Poor students benefit most from the intervention of human beings
OK, on to the findings. When it comes to improving outcomes for students from poor families, what does this meta-analysis suggest works?
A few things here. We've got a pretty good illustration of the relationship between confidence intervals and effect size; small-group instruction has a strong effect size but because the confidence interval (just barely) overlaps with 0 it could not be considered statistically significant to a .05 level. Does that mean we throw out the findings? No; the .05 confidence interval isn't a dogma, despite what journal publishing guidelines might make you think. But it does mean that we have to be frank about the level of variability in outcomes here. It seems small group instruction is pretty effective in some contexts for some students but potentially not effective at all.
Bear in mind: because we're looking at aggregates of various studies here, wide confidence intervals likely mean that different studies found conflicting findings. We might say, then, that these interventions can be powerful but that we are less certain about the consistency of their outcomes; maybe these things work well for some students but not at all for others.
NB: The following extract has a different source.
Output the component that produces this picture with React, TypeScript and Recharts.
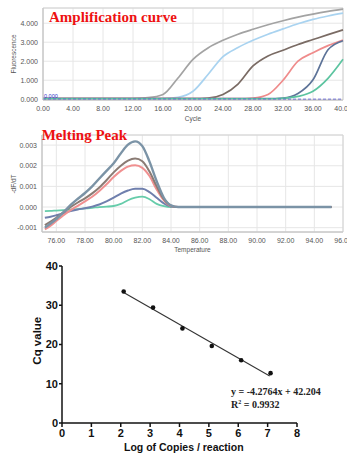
import React from 'react';
import {
  LineChart,
  Line,
  XAxis,
  YAxis,
  CartesianGrid,
  ReferenceLine,
  ReferenceArea,
  ComposedChart,
  Scatter,
} from 'recharts';

// ---------- Amplification curve ----------
const cycles = [0, 2, 4, 6, 8, 10, 12, 14, 16, 18, 20, 22, 24, 26, 28, 30, 32, 34, 36, 38, 40];
const ampGray = [0.03, 0.03, 0.03, 0.03, 0.03, 0.03, 0.04, 0.08, 0.25, 1.12, 2.1, 2.7, 3.1, 3.42, 3.68, 3.92, 4.13, 4.32, 4.48, 4.62, 4.74];
const ampLightBlue = [0.03, 0.03, 0.03, 0.03, 0.03, 0.03, 0.03, 0.03, 0.04, 0.1, 0.42, 1.3, 2.24, 2.72, 3.1, 3.42, 3.7, 3.97, 4.2, 4.38, 4.53];
const ampBrown = [0.03, 0.03, 0.03, 0.03, 0.03, 0.03, 0.03, 0.03, 0.03, 0.03, 0.03, 0.06, 0.25, 0.8, 1.75, 2.28, 2.58, 2.88, 3.14, 3.4, 3.65];
const ampSalmon = [0.03, 0.03, 0.03, 0.03, 0.03, 0.03, 0.03, 0.03, 0.03, 0.03, 0.03, 0.03, 0.03, 0.03, 0.06, 0.25, 1.0, 2.0, 2.45, 2.82, 3.12];
const ampSlate = [0.03, 0.03, 0.03, 0.03, 0.03, 0.03, 0.03, 0.03, 0.03, 0.03, 0.03, 0.03, 0.03, 0.03, 0.03, 0.03, 0.06, 0.3, 1.02, 2.6, 3.08];
const ampTeal = [0.02, 0.02, 0.02, 0.02, 0.02, 0.02, 0.02, 0.02, 0.02, 0.02, 0.02, 0.02, 0.02, 0.02, 0.02, 0.02, 0.05, 0.15, 0.42, 1.1, 2.1];
const ampXTicks = [0, 4, 8, 12, 16, 20, 24, 28, 32, 36, 40];
const ampYTicks = [0, 1, 2, 3, 4];
const ampThreshold = 0;

// ---------- Melting peak (values in units of 0.001) ----------
const temps = [75.2, 75.6, 76, 76.5, 77, 77.5, 78, 78.5, 79, 79.5, 80, 80.5, 81, 81.5, 82, 82.5, 83, 83.5, 84, 84.5, 85, 86, 88, 90, 92, 94, 95.2];
const meltTop = [-1.0, -0.8, -0.58, -0.25, 0.1, 0.4, 0.68, 1.0, 1.38, 1.75, 2.12, 2.6, 3.02, 3.18, 2.95, 2.2, 1.25, 0.45, 0.08, 0, 0, 0, 0, 0, 0, 0, 0];
const meltBrown = [-0.88, -0.7, -0.52, -0.25, 0.0, 0.22, 0.42, 0.66, 0.95, 1.3, 1.68, 2.0, 2.25, 2.35, 2.22, 1.72, 1.0, 0.38, 0.07, 0, 0, 0, 0, 0, 0, 0, 0];
const meltRed = [-1.08, -0.9, -0.68, -0.4, -0.15, 0.06, 0.27, 0.5, 0.78, 1.1, 1.45, 1.75, 1.96, 2.02, 1.9, 1.5, 0.85, 0.32, 0.05, 0, 0, 0, 0, 0, 0, 0, 0];
const meltSlate = [-0.52, -0.47, -0.4, -0.3, -0.2, -0.12, -0.06, 0.02, 0.12, 0.27, 0.45, 0.65, 0.8, 0.88, 0.88, 0.72, 0.45, 0.18, 0.03, 0, 0, 0, 0, 0, 0, 0, 0];
const meltTeal = [-0.2, -0.19, -0.17, -0.15, -0.12, -0.1, -0.07, -0.04, 0.0, 0.02, 0.05, 0.15, 0.33, 0.45, 0.5, 0.38, 0.15, 0.04, 0.0, 0, 0, 0, 0, 0, 0, 0, 0];
const meltXTicks = [76, 78, 80, 82, 84, 86, 88, 90, 92, 94, 96];
const meltYTicks = [-0.001, 0, 0.001, 0.002, 0.003];

// ---------- Standard curve ----------
const logCopies = [2.1, 3.1, 4.1, 5.1, 6.1, 7.1];
const cqValues = [33.5, 29.4, 24.1, 19.6, 16.0, 12.7];
const trendX = [2.07, 7.07];
const trendY = [33.35, 11.97];
const stdXTicks = [0, 1, 2, 3, 4, 5, 6, 7, 8];
const stdYTicks = [0, 10, 20, 30, 40];

const ampData = cycles.map((c, i) => ({
  cycle: c,
  gray: ampGray[i],
  lightBlue: ampLightBlue[i],
  brown: ampBrown[i],
  salmon: ampSalmon[i],
  slate: ampSlate[i],
  teal: ampTeal[i],
}));

const meltData = temps.map((t, i) => ({
  t,
  top: meltTop[i] / 1000,
  brown: meltBrown[i] / 1000,
  red: meltRed[i] / 1000,
  slate: meltSlate[i] / 1000,
  teal: meltTeal[i] / 1000,
}));

const stdPoints = logCopies.map((x, i) => ({ x, y: cqValues[i] }));
const trendPoints = trendX.map((x, i) => ({ x, y: trendY[i] }));

const smallTick = { fontSize: 7, fill: '#555', fontFamily: 'Liberation Sans, Arial, sans-serif' };
const boldTick = { fontSize: 11, fill: '#111', fontWeight: 700, fontFamily: 'Liberation Sans, Arial, sans-serif' };

const Dot = (props: any) => <circle cx={props.cx} cy={props.cy} r={2.3} fill="#111" />;

export default function App() {
  return (
    <div style={{ position: 'absolute', left: 0, top: 0, width: 347, height: 455, background: '#fff', overflow: 'hidden' }}>
      <div style={{ position: 'absolute', left: 0, top: 0 }}>
        <LineChart width={347} height={122} data={ampData} margin={{ top: 8, right: 4, bottom: 0, left: 0 }}>
          <CartesianGrid stroke="#e6e6e6" />
          <ReferenceArea x1={0} x2={40} y1={-0.04} y2={4.8} fill="none" stroke="#d2d2d2" />
          <XAxis
            dataKey="cycle"
            type="number"
            domain={[0, 40]}
            ticks={ampXTicks}
            interval={0}
            tickFormatter={(v: number) => v.toFixed(2)}
            tickLine={false}
            tickSize={3}
            tickMargin={3}
            height={22}
            axisLine={{ stroke: '#c4c4c4' }}
            tick={smallTick}
          />
          <YAxis
            type="number"
            domain={[-0.04, 4.8]}
            ticks={ampYTicks}
            interval={0}
            tickFormatter={(v: number) => v.toFixed(3)}
            tickLine={false}
            tickSize={3}
            tickMargin={2}
            width={43}
            axisLine={{ stroke: '#c4c4c4' }}
            tick={smallTick}
          />
          <Line type="monotone" dataKey="gray" stroke="#a3a3a3" strokeWidth={1.7} dot={false} isAnimationActive={false} />
          <Line type="monotone" dataKey="lightBlue" stroke="#a9d3f0" strokeWidth={1.7} dot={false} isAnimationActive={false} />
          <Line type="monotone" dataKey="brown" stroke="#7a6b64" strokeWidth={1.7} dot={false} isAnimationActive={false} />
          <Line type="monotone" dataKey="salmon" stroke="#ef8b8b" strokeWidth={1.7} dot={false} isAnimationActive={false} />
          <Line type="monotone" dataKey="slate" stroke="#5d7398" strokeWidth={1.7} dot={false} isAnimationActive={false} />
          <Line type="monotone" dataKey="teal" stroke="#5cc4a0" strokeWidth={1.7} dot={false} isAnimationActive={false} />
          <ReferenceLine y={ampThreshold} stroke="#3b3bd6" strokeWidth={1.2} strokeDasharray="3 2" />
        </LineChart>
      </div>

      <div style={{ position: 'absolute', left: 0, top: 122 }}>
        <LineChart width={347} height={130} data={meltData} margin={{ top: 13, right: 4, bottom: 0, left: 0 }}>
          <CartesianGrid stroke="#e6e6e6" />
          <ReferenceArea x1={75} x2={96} y1={-0.00121} y2={0.00349} fill="none" stroke="#d2d2d2" />
          <XAxis
            dataKey="t"
            type="number"
            domain={[75, 96]}
            ticks={meltXTicks}
            interval={0}
            tickFormatter={(v: number) => v.toFixed(2)}
            tickLine={false}
            tickSize={3}
            tickMargin={3}
            height={20}
            axisLine={{ stroke: '#c4c4c4' }}
            tick={smallTick}
          />
          <YAxis
            type="number"
            domain={[-0.00121, 0.00349]}
            ticks={meltYTicks}
            interval={0}
            tickFormatter={(v: number) => v.toFixed(3)}
            tickLine={false}
            tickSize={3}
            tickMargin={2}
            width={42}
            axisLine={{ stroke: '#c4c4c4' }}
            tick={smallTick}
          />
          <Line type="monotone" dataKey="teal" stroke="#66ccaa" strokeWidth={1.8} dot={false} isAnimationActive={false} />
          <Line type="monotone" dataKey="slate" stroke="#6f7fad" strokeWidth={2} dot={false} isAnimationActive={false} />
          <Line type="monotone" dataKey="red" stroke="#f09090" strokeWidth={2} dot={false} isAnimationActive={false} />
          <Line type="monotone" dataKey="brown" stroke="#8a7b74" strokeWidth={2} dot={false} isAnimationActive={false} />
          <Line type="monotone" dataKey="top" stroke="#7b93a6" strokeWidth={2.4} dot={false} isAnimationActive={false} />
        </LineChart>
      </div>

      <div style={{ position: 'absolute', left: 0, top: 252 }}>
        <ComposedChart width={347} height={203} margin={{ top: 14, right: 50, bottom: 0, left: 0 }}>
          <XAxis
            dataKey="x"
            type="number"
            domain={[0, 8]}
            ticks={stdXTicks}
            interval={0}
            tickSize={4}
            tickMargin={2}
            height={32}
            axisLine={{ stroke: '#111', strokeWidth: 1.5 }}
            tickLine={{ stroke: '#111', strokeWidth: 1.5 }}
            tick={boldTick}
          />
          <YAxis
            dataKey="y"
            type="number"
            domain={[0, 40]}
            ticks={stdYTicks}
            interval={0}
            tickSize={3}
            tickMargin={1}
            width={62}
            axisLine={{ stroke: '#111', strokeWidth: 1.5 }}
            tickLine={{ stroke: '#111', strokeWidth: 1.5 }}
            tick={boldTick}
          />
          <Line data={trendPoints} type="linear" dataKey="y" stroke="#333" strokeWidth={1.1} dot={false} isAnimationActive={false} />
          <Scatter data={stdPoints} dataKey="y" shape={Dot} isAnimationActive={false} />
        </ComposedChart>
      </div>

      <svg width={347} height={455} style={{ position: 'absolute', left: 0, top: 0, pointerEvents: 'none' }}>
        <g fontFamily="Liberation Serif, Times New Roman, serif" fontWeight={700} fill="#ee1111" fontSize={15}>
          <text x={49} y={21.5}>Amplification curve</text>
          <text x={41.7} y={139.5}>Melting Peak</text>
        </g>
        <g fontFamily="Liberation Sans, Arial, sans-serif" fontSize={6.5} fill="#555" textAnchor="middle">
          <text transform="translate(15.5,54) rotate(-90)">Fluorescence</text>
          <text x={193} y={120.5}>Cycle</text>
          <text transform="translate(15.5,184) rotate(-90)">-dF/dT</text>
          <text x={192.5} y={251.5}>Temperature</text>
        </g>
        <text x={44} y={97.5} fontFamily="Liberation Sans, Arial, sans-serif" fontSize={5.5} fill="#3333cc">0.000</text>
        <g fontFamily="Liberation Sans, Arial, sans-serif" fontWeight={700} fill="#111" textAnchor="middle">
          <text transform="translate(40.5,340.7) rotate(-90)" fontSize={11.5}>Cq value</text>
          <text x={183.8} y={451} fontSize={10.5}>Log of Copies / reaction</text>
        </g>
        <g fontFamily="Liberation Serif, Times New Roman, serif" fontWeight={700} fill="#222" fontSize={10}>
          <text x={231} y={395}>y = -4.2764x + 42.204</text>
          <text x={231} y={408}>
            R<tspan fontSize={6} dy={-4}>2</tspan>
            <tspan dy={4}> = 0.9932</tspan>
          </text>
        </g>
      </svg>
    </div>
  );
}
Meanwhile an intervention like increased resources has a nice tight confidence interval, giving us more confidence that the effect is "real," but a small effect size. Is it worth it? That's a matter of perspective.
Tutoring looks pretty damn good, doesn't it? True, we're talking about less than .4 of a SD on average, but again, look at the context here. And that confidence interval is nice and tight, meaning that we should feel pretty strongly that this is a real effect. This should not be surprising to anyone who has followed the literature on tutoring interventions. Yet how often do you hear about tutoring from ed reformers? How often does it pop up at The Atlantic or The New Republic? Compare that to computer-mediated instruction, which is a topic of absolute obsession in our ed debate, the digital Godot we're all waiting for to swoop in and save our students. No matter how often we get the same result, technology retains its undeserved reputation as the key to fixing our system. When I say that education reform is an ideological project and not a practical one, this is what I mean.
What's shared by tutoring, small group instruction, cooperative learning, and feedback and progress monitoring - the interventions that come out looking best? The influence of another human being. The ability to work closely with others, particularly trained professionals, to go through the hard, inherently social work of error and correction and trying again. Being guided by another human being towards mastery of skills and concepts. Not paying tons of money on some ed tech boondoggle. Rather, giving individual people the time necessary to work closely with students and shepherd their progress. Imagine if we invested our money in giving all struggling students the ability to work individually or in small groups with dedicated educational professionals that we treated as respected experts and paid accordingly.
What are we doing instead? Oh, right. Funneling millions of dollars into one of the most profitable companies in the world for little proven benefit. Guess you can't be too cynical.